Delegasi Indonesia untuk pertama kalinya menyampaikan keprihatinan terhadap perkembangan pembahasan kebijakan amandemen Pedoman Energi Terbarukan Uni Eropa yang dikaitkan dengan minyak kelapa sawit.
Keprihatinan Indonesia disampaikan delegasi Indonesia yang hadir pada Pertemuan Komite Hambatan Teknis Perdagangan WTO, di Jenewa, Swiss.
Delegasi Indonesia menyampaikan, pembahasan amandemen Pedoman Energi Terbarukan di Uni Eropa akan mengakibatkan perlakuan yang berbeda antara minyak kelapa sawit dengan minyak nabati lainnya.
Hal itu berpotensi menurunkan nilai tambah dari minyak kelapa sawit sebagai salah satu komponen biofuel yang dapat berkontribusi terhadap komitmen capaian energi terbarukan Uni Eropa sekaligus menurunkan konsumsi biofuel.
Terkait hal itu, Indonesia mendorong Uni Eropa agar tidak menerapkan kebijakan yang diskriminatif dan menyesuaikan dengan komitmennya terhadap ketentuan-ketentuan WTO.
Sehubungan dengan aspek keberlanjutan, Indonesia telah memiliki standardisasi yang lebih tinggi dibandingkan dengan standar yang diakui Uni Eropa (Roundtable Sustainable Palm Oil).
Setiap pelaku usaha kelapa sawit nasional wajib mengikuti ketentuan yang terdapat di dalam Indonesian Sustainable Palm Oil, yakni dimulai dari proses pembenihan sampai dengan tahap produksi agar menghasilkan produk turunan yang ramah lingkungan dan berkelanjutan.
Pengembangan minyak kelapa sawit dan produk turunannya turut berperan dalam meningkatkan kesejahteraan masyarakat Indonesia termasuk mendukung upaya Pemerintah Indonesia untuk memenuhi komitmen Sasaran Pembangunan Berkelanjutan (Sustainable Development Goals/SDGs) Indonesia.
Sebagai produsen terbesar minyak kelapa sawit, Indonesia memiliki kepentingan yang besar untuk dapat memastikan keberlanjutan akses pasar minyak kelapa sawit ke seluruh penggunanya, termasuk di wilayah Uni Eropa.
Uni Eropa merupakan salah satu pasar terpenting untuk perdagangan minyak kelapa sawit Indonesia yang dapat menciptakan tren secara global.
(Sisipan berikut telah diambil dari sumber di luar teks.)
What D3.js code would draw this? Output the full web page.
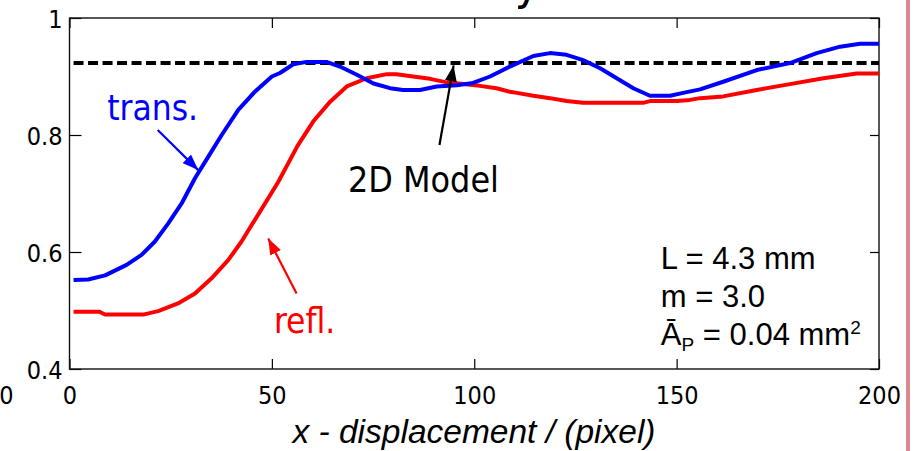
<!DOCTYPE html>
<html>
<head>
<meta charset="utf-8">
<script src="https://cdn.jsdelivr.net/npm/d3@7"></script>
<style>
  html, body { margin: 0; padding: 0; background: #fff; }
  svg { display: block; }
  .tick text { font-family: "DejaVu Sans Condensed", "DejaVu Sans", sans-serif; font-size: 25px; fill: #000; }
</style>
</head>
<body>
<svg id="chart" width="915" height="451"></svg>
<script>
// Transmission profile along the displacement axis
const transX = [1, 4.6, 8.8, 14.1, 17.8, 21.1, 24.4, 27.7, 31.0, 34.3, 37.6, 41.7, 45.8, 50.0, 52.0, 55.3, 58.6, 63.5, 66.8, 71.0, 75.1, 79.2, 82.4, 86.6, 90.7, 95.7, 99.7, 103.9, 108.8, 114.6, 118.7, 122.8, 126.9, 131.1, 135.2, 139.3, 143.4, 148.4, 151.6, 155.8, 161.5, 169.8, 178.0, 184.6, 190.4, 195.3, 200];
const transY = [0.552, 0.553, 0.560, 0.578, 0.595, 0.618, 0.649, 0.683, 0.726, 0.763, 0.800, 0.843, 0.874, 0.900, 0.906, 0.921, 0.925, 0.925, 0.917, 0.903, 0.888, 0.880, 0.877, 0.877, 0.883, 0.885, 0.889, 0.900, 0.917, 0.935, 0.940, 0.937, 0.928, 0.914, 0.897, 0.880, 0.867, 0.867, 0.872, 0.878, 0.891, 0.911, 0.923, 0.940, 0.951, 0.956, 0.956];

// Reflection profile
const reflX = [1, 7.4, 8.8, 18.2, 21.9, 26.8, 31.0, 35.1, 39.2, 42.5, 45.8, 49.1, 51.6, 56.3, 60.2, 64.4, 68.5, 73.4, 78.4, 80.8, 84.9, 89.1, 93.2, 97.3, 101.4, 105.5, 108.8, 110.5, 114.6, 118.7, 122.8, 126.9, 141.7, 143.4, 150.1, 153.3, 155.8, 161.5, 169.8, 178.0, 186.3, 194.5, 200];
const reflY = [0.498, 0.498, 0.493, 0.493, 0.499, 0.512, 0.529, 0.555, 0.586, 0.618, 0.655, 0.692, 0.720, 0.781, 0.823, 0.857, 0.883, 0.897, 0.904, 0.904, 0.900, 0.896, 0.890, 0.887, 0.884, 0.880, 0.874, 0.872, 0.867, 0.863, 0.858, 0.855, 0.855, 0.858, 0.858, 0.860, 0.863, 0.866, 0.877, 0.887, 0.897, 0.905, 0.905];

// 2D model level
const modelX = [1, 200];
const modelY = [0.923, 0.923];

// Axis ticks
const xTicks = [0, 50, 100, 150, 200];
const yTicks = [0.4, 0.6, 0.8, 1];
const yTickLabels = ["0.4", "0.6", "0.8", "1"];

const svg = d3.select("#chart");
svg.append("rect").attr("width", 915).attr("height", 451).attr("fill", "#fff");

const x = d3.scaleLinear().domain([0, 200]).range([69.5, 879]);
const y = d3.scaleLinear().domain([0.4, 1]).range([369, 18]);

const defs = svg.append("defs");

// Title sitting above the top edge of the page; only the tail of its last letter reaches in
defs.append("clipPath").attr("id", "title-clip")
  .append("rect").attr("x", 518).attr("y", 0).attr("width", 30).attr("height", 16);
svg.append("text")
  .attr("clip-path", "url(#title-clip)")
  .attr("x", 540).attr("y", -1)
  .attr("text-anchor", "end")
  .attr("font-family", "DejaVu Sans Condensed, DejaVu Sans, sans-serif")
  .attr("font-size", 48)
  .text("Intensity");

// Axes with inward ticks
const gB = svg.append("g").attr("transform", `translate(0,${y(0.4)})`)
  .call(d3.axisBottom(x).tickValues(xTicks).tickSize(-10).tickFormat(d3.format("d")));
gB.selectAll("text").attr("y", 35).attr("dy", 0);
const gT = svg.append("g").attr("transform", `translate(0,${y(1)})`)
  .call(d3.axisTop(x).tickValues(xTicks).tickSize(-10).tickFormat(""));
const gL = svg.append("g").attr("transform", `translate(${x(0)},0)`)
  .call(d3.axisLeft(y).tickValues(yTicks).tickSize(-12).tickFormat((d, i) => yTickLabels[i]));
gL.selectAll("text").attr("x", -7).attr("dy", "0.36em");
const gR = svg.append("g").attr("transform", `translate(${x(200)},0)`)
  .call(d3.axisRight(y).tickValues(yTicks).tickSize(-9).tickFormat(""));
[gB, gT, gL, gR].forEach(g => {
  g.select(".domain").remove();
  g.selectAll("line").attr("stroke", "#000").attr("stroke-width", 1.2);
});

// Frame
svg.append("rect")
  .attr("x", x(0)).attr("y", y(1))
  .attr("width", x(200) - x(0)).attr("height", y(0.4) - y(1))
  .attr("fill", "none").attr("stroke", "#111").attr("stroke-width", 1.4);

// Neighbouring axis label fragment on the far left
svg.append("text")
  .attr("x", 13.5).attr("y", y(0.4) + 35)
  .attr("text-anchor", "end")
  .attr("font-family", "DejaVu Sans Condensed, DejaVu Sans, sans-serif")
  .attr("font-size", 25)
  .text("200");

const line = d3.line().x(d => x(d[0])).y(d => y(d[1]));

svg.append("path")
  .datum(modelX.map((v, i) => [v, modelY[i]]))
  .attr("d", line).attr("fill", "none")
  .attr("stroke", "#000").attr("stroke-width", 4)
  .attr("stroke-dasharray", "10,4.5");

svg.append("path")
  .datum(reflX.map((v, i) => [v, reflY[i]]))
  .attr("d", line).attr("fill", "none")
  .attr("stroke", "#ff0000").attr("stroke-width", 4)
  .attr("stroke-linejoin", "round");

svg.append("path")
  .datum(transX.map((v, i) => [v, transY[i]]))
  .attr("d", line).attr("fill", "none")
  .attr("stroke", "#0000ff").attr("stroke-width", 4)
  .attr("stroke-linejoin", "round");

// Annotation arrows
[["blue", "#0000ff"], ["red", "#ff0000"], ["black", "#000"]].forEach(([id, c]) => {
  defs.append("marker")
    .attr("id", "head-" + id)
    .attr("markerUnits", "userSpaceOnUse")
    .attr("viewBox", "0 -6 16 12")
    .attr("refX", 16).attr("refY", 0)
    .attr("markerWidth", 16).attr("markerHeight", 12)
    .attr("orient", "auto")
    .append("path").attr("d", "M0,-6L16,0L0,6Z").attr("fill", c);
});

function arrow(x0, y0, x1, y1, id, c) {
  svg.append("line")
    .attr("x1", x(x0)).attr("y1", y(y0))
    .attr("x2", x(x1)).attr("y2", y(y1))
    .attr("stroke", c).attr("stroke-width", 2.2)
    .attr("marker-end", `url(#head-${id})`);
}
arrow(21.8, 0.8085, 31.8, 0.740, "blue", "#0000ff");
arrow(56.1, 0.529, 49.1, 0.623, "red", "#ff0000");
arrow(91.4, 0.783, 94.9, 0.919, "black", "#000");

const annFont = "DejaVu Sans Condensed, DejaVu Sans, sans-serif";
svg.append("text").attr("x", x(9.3)).attr("y", y(0.826))
  .attr("font-family", annFont).attr("font-size", 35).attr("fill", "#0000ff").text("trans.");
svg.append("text").attr("x", x(50.5)).attr("y", y(0.4615))
  .attr("font-family", annFont).attr("font-size", 35).attr("fill", "#ff0000").text("refl.");
svg.append("text").attr("x", x(68.8)).attr("y", y(0.7026))
  .attr("font-family", annFont).attr("font-size", 35.5).attr("fill", "#000").text("2D Model");

// Parameter block
const pFont = "Liberation Sans, Arial, sans-serif";
svg.append("text").attr("x", x(146.1)).attr("y", y(0.5704))
  .attr("font-family", pFont).attr("font-size", 31).text("L = 4.3 mm");
svg.append("text").attr("x", x(146.1)).attr("y", y(0.5055))
  .attr("font-family", pFont).attr("font-size", 31).text("m = 3.0");
const p3 = svg.append("text").attr("x", x(146.1)).attr("y", y(0.441))
  .attr("font-family", pFont).attr("font-size", 31);
p3.append("tspan").text("\u0100");
p3.append("tspan").attr("font-size", 19).attr("dy", 6).text("P");
p3.append("tspan").attr("dy", -6).text(" = 0.04 mm");
p3.append("tspan").attr("font-size", 19).attr("dy", -11).text("2");

// Axis title
svg.append("text")
  .attr("x", 474).attr("y", 443)
  .attr("text-anchor", "middle")
  .attr("font-family", pFont).attr("font-style", "italic").attr("font-size", 33.5)
  .text("x - displacement / (pixel)");

// Page edge rule on the right
svg.append("rect").attr("x", 906).attr("y", 0).attr("width", 4).attr("height", 451).attr("fill", "#d98a8e");
</script>
</body>
</html>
Bagi Indonesia minyak kelapa sawit menjadi isu nasional karena merupakan salah satu komoditas unggulan yang memiliki standar keberlanjutan dan sangat terkait dengan kehidupan 17 juta petani setempat yang menggantungkan mata pencarian utamanya dari perdagangan minyak kelapa sawit.
Berdasarkan data statistik, ekspor minyak kelapa sawit Indonesia ke Uni Eropa mengalami penurunan signifikan dari angka 1,4 miliar dolar Amerika Serikat ke 895 juta dolar Amerika Serikat selama periode 2015-2017.
Pada Komite Hambatan Teknis Perdagangan WTO, sejumlah anggota lain WTO, yaitu Malaysia, Thailand, Kolombia, Kosta Rika, Guatemala, dan Nigeria turut menyuarakan keprihatinan serupa dengan Indonesia.
Anggota-anggota WTO itu menekankan agar Uni Eropa dapat mempertimbangkan dan mengedepankan salah satu prinsip utama terkait hambatan perdagangan, yakni untuk tidak menerapkan kebijakan yang bersifat "terlalu ketat dari yang diperlukan" untuk mencapai tujuan dari suatu peraturan.
Seluruh anggota WTO yang menyampaikan keprihatinan meminta Uni Eropa untuk segera menyampaikan perkembangan pembahasan isu-isu di dalam amandemen RED kepada WTO pada pertemuan mendatang.